Work required>
Reproduce the listing below word for word, with no pictures.

### Material ###

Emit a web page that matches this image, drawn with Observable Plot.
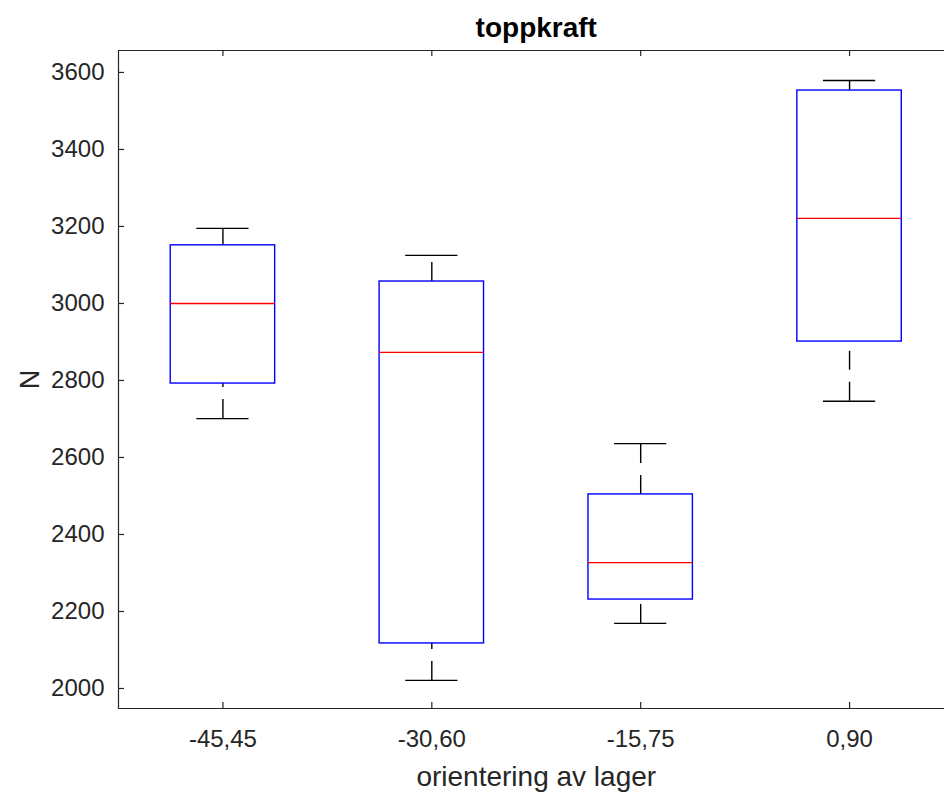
<!DOCTYPE html>
<html>
<head>
<meta charset="utf-8">
<script src="https://cdn.jsdelivr.net/npm/d3@7"></script>
<script src="https://cdn.jsdelivr.net/npm/@observablehq/plot@0.6"></script>
<style>
  html, body { margin: 0; padding: 0; background: #fff; overflow: hidden; }
  #chart svg { display: block; }
</style>
</head>
<body>
<div id="chart"></div>
<script>
const categories = ["-45,45", "-30,60", "-15,75", "0,90"];
const lowerWhisker = [2701, 2021, 2169, 2746];
const q1 = [2792, 2117, 2231, 2901];
const median = [3000, 2873, 2327, 3221];
const q3 = [3151, 3057, 2504, 3553];
const upperWhisker = [3195, 3125, 2636, 3579];
const yTicks = [2000, 2200, 2400, 2600, 2800, 3000, 3200, 3400, 3600];
const titleText = "toppkraft";
const xLabel = "orientering av lager";
const yLabel = "N";

const data = categories.map((c, i) => ({
  pos: i + 1, cat: c,
  lo: lowerWhisker[i], q1: q1[i], med: median[i], q3: q3[i], hi: upperWhisker[i]
}));

const W = 944, H = 794;
const mL = 118, mT = 50, mB = 86;
const frameH = H - mT - mB;
const frameW = W - mL;
const xDomain = [0.5, 4.5];
const yDomain = [1948, 3657];
const boxHalf = 0.25, capHalf = 0.125;
const ink = "#262626";
const font = "Liberation Sans, Arial, Helvetica, sans-serif";

const chart = Plot.plot({
  width: W, height: H,
  marginLeft: mL, marginTop: mT, marginBottom: mB, marginRight: 0,
  style: {fontFamily: font, background: "#fff", color: ink},
  x: {type: "linear", domain: xDomain, range: [mL, 953.5]},
  y: {domain: yDomain, range: [H - mB, mT]},
  marks: [
    Plot.axisY({ticks: yTicks, tickFormat: d => String(d), tickSize: 0, tickPadding: 14, fontSize: 24, fill: ink, label: null}),
    Plot.axisX({ticks: data.map(d => d.pos), tickFormat: p => categories[p - 1], tickSize: 0, tickPadding: 21, fontSize: 24, fill: ink, label: null}),
    Plot.ruleY([yDomain[1]], {stroke: ink, strokeWidth: 1.2}),
    Plot.ruleY([yDomain[0]], {stroke: ink, strokeWidth: 1.2}),
    Plot.ruleX([xDomain[0]], {stroke: ink, strokeWidth: 1.2}),
    Plot.tickY(yTicks, {y: d => d, insetRight: frameW - 6, stroke: ink, strokeWidth: 1.2}),
    Plot.tickX(data, {x: "pos", insetTop: frameH - 6, stroke: ink, strokeWidth: 1.2}),
    Plot.tickX(data, {x: "pos", insetBottom: frameH - 6, stroke: ink, strokeWidth: 1.2}),
    Plot.ruleX(data, {x: "pos", y1: "lo", y2: "q1", stroke: "#000", strokeWidth: 1.4, strokeDasharray: "19,12"}),
    Plot.ruleX(data, {x: "pos", y1: "q3", y2: "hi", stroke: "#000", strokeWidth: 1.4, strokeDasharray: "19,12"}),
    Plot.ruleY(data, {y: "lo", x1: d => d.pos - capHalf, x2: d => d.pos + capHalf, stroke: "#000", strokeWidth: 1.4}),
    Plot.ruleY(data, {y: "hi", x1: d => d.pos - capHalf, x2: d => d.pos + capHalf, stroke: "#000", strokeWidth: 1.4}),
    Plot.rect(data, {x1: d => d.pos - boxHalf, x2: d => d.pos + boxHalf, y1: "q1", y2: "q3", fill: "none", stroke: "#0000ff", strokeWidth: 1.4}),
    Plot.ruleY(data, {y: "med", x1: d => d.pos - boxHalf, x2: d => d.pos + boxHalf, stroke: "#ff0000", strokeWidth: 1.4}),
    Plot.text([titleText], {x: d3.mean(xDomain), y: yDomain[1], dy: -14, text: d => d, lineAnchor: "bottom", fontSize: 28, fontWeight: "bold", fill: "#000"}),
    Plot.text([xLabel], {x: d3.mean(xDomain), y: yDomain[0], dy: 77, text: d => d, lineAnchor: "bottom", fontSize: 28, fill: ink}),
    Plot.text([yLabel], {x: xDomain[0], y: d3.mean(yDomain), dx: -88, text: d => d, rotate: -90, fontSize: 27, fill: ink})
  ]
});
document.getElementById("chart").appendChild(chart);
</script>
</body>
</html>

###

Solution>
Emit a web page that matches this image, drawn with Observable Plot.
<!DOCTYPE html>
<html>
<head>
<meta charset="utf-8">
<script src="https://cdn.jsdelivr.net/npm/d3@7"></script>
<script src="https://cdn.jsdelivr.net/npm/@observablehq/plot@0.6"></script>
<style>
  html, body { margin: 0; padding: 0; background: #fff; overflow: hidden; }
  #chart svg { display: block; }
</style>
</head>
<body>
<div id="chart"></div>
<script>
const categories = ["-45,45", "-30,60", "-15,75", "0,90"];
const lowerWhisker = [2701, 2021, 2169, 2746];
const q1 = [2792, 2117, 2231, 2901];
const median = [3000, 2873, 2327, 3221];
const q3 = [3151, 3057, 2504, 3553];
const upperWhisker = [3195, 3125, 2636, 3579];
const yTicks = [2000, 2200, 2400, 2600, 2800, 3000, 3200, 3400, 3600];
const titleText = "toppkraft";
const xLabel = "orientering av lager";
const yLabel = "N";

const data = categories.map((c, i) => ({
  pos: i + 1, cat: c,
  lo: lowerWhisker[i], q1: q1[i], med: median[i], q3: q3[i], hi: upperWhisker[i]
}));

const W = 944, H = 794;
const mL = 118, mT = 50, mB = 86;
const frameH = H - mT - mB;
const frameW = W - mL;
const xDomain = [0.5, 4.5];
const yDomain = [1948, 3657];
const boxHalf = 0.25, capHalf = 0.125;
const ink = "#262626";
const font = "Liberation Sans, Arial, Helvetica, sans-serif";

const chart = Plot.plot({
  width: W, height: H,
  marginLeft: mL, marginTop: mT, marginBottom: mB, marginRight: 0,
  style: {fontFamily: font, background: "#fff", color: ink},
  x: {type: "linear", domain: xDomain, range: [mL, 953.5]},
  y: {domain: yDomain, range: [H - mB, mT]},
  marks: [
    Plot.axisY({ticks: yTicks, tickFormat: d => String(d), tickSize: 0, tickPadding: 14, fontSize: 24, fill: ink, label: null}),
    Plot.axisX({ticks: data.map(d => d.pos), tickFormat: p => categories[p - 1], tickSize: 0, tickPadding: 21, fontSize: 24, fill: ink, label: null}),
    Plot.ruleY([yDomain[1]], {stroke: ink, strokeWidth: 1.2}),
    Plot.ruleY([yDomain[0]], {stroke: ink, strokeWidth: 1.2}),
    Plot.ruleX([xDomain[0]], {stroke: ink, strokeWidth: 1.2}),
    Plot.tickY(yTicks, {y: d => d, insetRight: frameW - 6, stroke: ink, strokeWidth: 1.2}),
    Plot.tickX(data, {x: "pos", insetTop: frameH - 6, stroke: ink, strokeWidth: 1.2}),
    Plot.tickX(data, {x: "pos", insetBottom: frameH - 6, stroke: ink, strokeWidth: 1.2}),
    Plot.ruleX(data, {x: "pos", y1: "lo", y2: "q1", stroke: "#000", strokeWidth: 1.4, strokeDasharray: "19,12"}),
    Plot.ruleX(data, {x: "pos", y1: "q3", y2: "hi", stroke: "#000", strokeWidth: 1.4, strokeDasharray: "19,12"}),
    Plot.ruleY(data, {y: "lo", x1: d => d.pos - capHalf, x2: d => d.pos + capHalf, stroke: "#000", strokeWidth: 1.4}),
    Plot.ruleY(data, {y: "hi", x1: d => d.pos - capHalf, x2: d => d.pos + capHalf, stroke: "#000", strokeWidth: 1.4}),
    Plot.rect(data, {x1: d => d.pos - boxHalf, x2: d => d.pos + boxHalf, y1: "q1", y2: "q3", fill: "none", stroke: "#0000ff", strokeWidth: 1.4}),
    Plot.ruleY(data, {y: "med", x1: d => d.pos - boxHalf, x2: d => d.pos + boxHalf, stroke: "#ff0000", strokeWidth: 1.4}),
    Plot.text([titleText], {x: d3.mean(xDomain), y: yDomain[1], dy: -14, text: d => d, lineAnchor: "bottom", fontSize: 28, fontWeight: "bold", fill: "#000"}),
    Plot.text([xLabel], {x: d3.mean(xDomain), y: yDomain[0], dy: 77, text: d => d, lineAnchor: "bottom", fontSize: 28, fill: ink}),
    Plot.text([yLabel], {x: xDomain[0], y: d3.mean(yDomain), dx: -88, text: d => d, rotate: -90, fontSize: 27, fill: ink})
  ]
});
document.getElementById("chart").appendChild(chart);
</script>
</body>
</html>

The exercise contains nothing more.